Franklin’s role on the Appalachian Trail
Franklin is an important town on the Appalachian Trail because it is one of the first or last towns depending on which direction you’re coming from. It is about 106 miles from the start.
Nantahala Hiking Club President Bill Van Horn said if hikers make it to Franklin, chances are they can hike the entire trail.
The trail is 2,175 miles long and runs from Georgia to Maine.
About the Nantahala Hiking Club
The NHC is one of 30 trail clubs that maintain the 2,175 miles of the Appalachian Trail The NHC maintains 60 miles of the AT and 47 of those miles are in Macon County. The NHC, based out of Franklin, has a membership of more than 240. From October 2007 to September 2008, the club’s membership contributed more than 5,300 volunteer hours to maintain the AT and promote hiking.
Every spring, hundreds of Appalachian Trail hikers pass by the doorstep of Franklin en route from Georgia to Maine, many hitting town to buy supplies, clean up, check into a hotel and generally take a break from the trail.
But the town could do more to capitalize on its proximity to the A.T. A push is underway to seek designation as an official Appalachian Trail Community Partner, clearly associating the town with the world-famous trail.
In essence, it would make Franklin a “gateway city” on the trail, showing that Franklin welcomes hikers.
The Nantahala Hiking Club, which is leading the charge in making Franklin an AT Community Partner, believes Franklin and Macon County are not taking advantage of the Trail’s economic potential.
According to the hiking club, over 1,800 hikers pass through Macon County between March and May each year, and the Nantahala National Forest has one million day visits a year.
If Franklin achieves the designation and lures more hikers to ventuer the 10 miles into town and use it as a stop over, the trail could prove an economic boon.
The path to being an AT Partner
For Franklin to qualify it must meet at least two of four criteria, although Nantahala Hiking Club President Bill Van Horn said the town will probably meet all four.
The Appalachian Trail Conservancy, which sponsors the program, is expected to decide in April whether Franklin receives the designation.
One requirement is establishing an advisory committee that focuses on the Appalachian Trail and the community. Groups such as the town, the county, the Chamber of Commerce and the schools may be interested in having a representative on the committee.
In order to receive the designation Franklin must also host an annual AT event.
Franklin already has an established event with the April Hikers Fools Bash put on by Ronnie Haven at the Sapphire Inn.
This will be the fifth year for the event that features music, food, and hiking vendors. The event allows hikers and community members to come together; last year about 1,500 attended.
During the hiking season, Haven runs a free bus service that picks up hikers at the trail and drives them into town to get supplies.
Franklin deserves to be designated an AT Community Partner given how much it offers hikers, said Haven.
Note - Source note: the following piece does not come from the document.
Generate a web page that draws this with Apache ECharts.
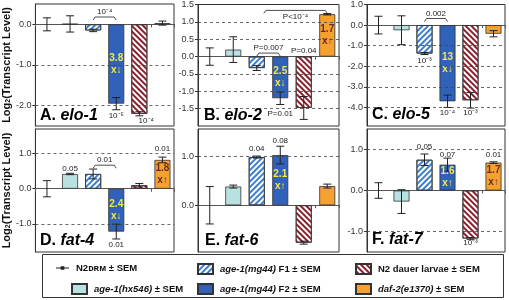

He said the town has one of the nicer outfitters along the trail with Three Eagles Outfitters, grocery stores, drug stores, medical facilities, a movie theater, museum and post office.
Another requirement to becoming an Appalachian Trail Community Partner is using the trail for educational purposes.
Van Horn suggested fifth grade classes taking annual field trips to the trail could meet this requirement. He added that the trail offers a great opportunity to combine physical education and science.
And the final requirement deals with installing language in city and county ordinances that protects the trail from development.
The county could state in its ordinances that the Appalachian Trail Conservancy will be notified and included whenever there is a proposal to impact the trail, Van Horn said.
Examples of developments that may disturb the trail are erecting wind turbines and cell phone towers nearby, Van Horn said.
A symbiotic relationship
One benefit of designation is simply increasing awareness that the trail is near Franklin and easy to access. If Franklin receives the designation there may be signs displayed in town identifying Franklin as an AT Community Partner.
Franklin would be one of the first to receive the distinction. The towns of Hot Springs, N.C., Boiling Springs, P.A., Erwin, Tenn. and Unicoi County, Tenn. were designated Community Partners in a pilot program.
Another benefit is the additional publicity Franklin would receive nationwide from being a member of the program. The town would be highlighted on the AT Conservancy Web site — appalachiantrail.org — as well as in the organization’s press releases, trail guide and quarterly magazine “A.T. Journeys,” Van Horn said.
Franklin teachers could receive training and education on how to incorporate the Appalachian Trail into their lessons.
And another benefit is that Macon County teachers could take workshops from the AT Conservancy on “placed-based” education that deals with teaching students about the area they live. For instance, instead of learning about the Himalayas, students could learn about the “Nantahalas,” Van Horn said. The workshops are called “A Trail to Every Classroom.”
Teachers could also receive special training from the AT Conservancy in service learning to teach children about volunteering. For example, students could take a class on the Appalachian Trail and could adopt a mile of the trail to maintain.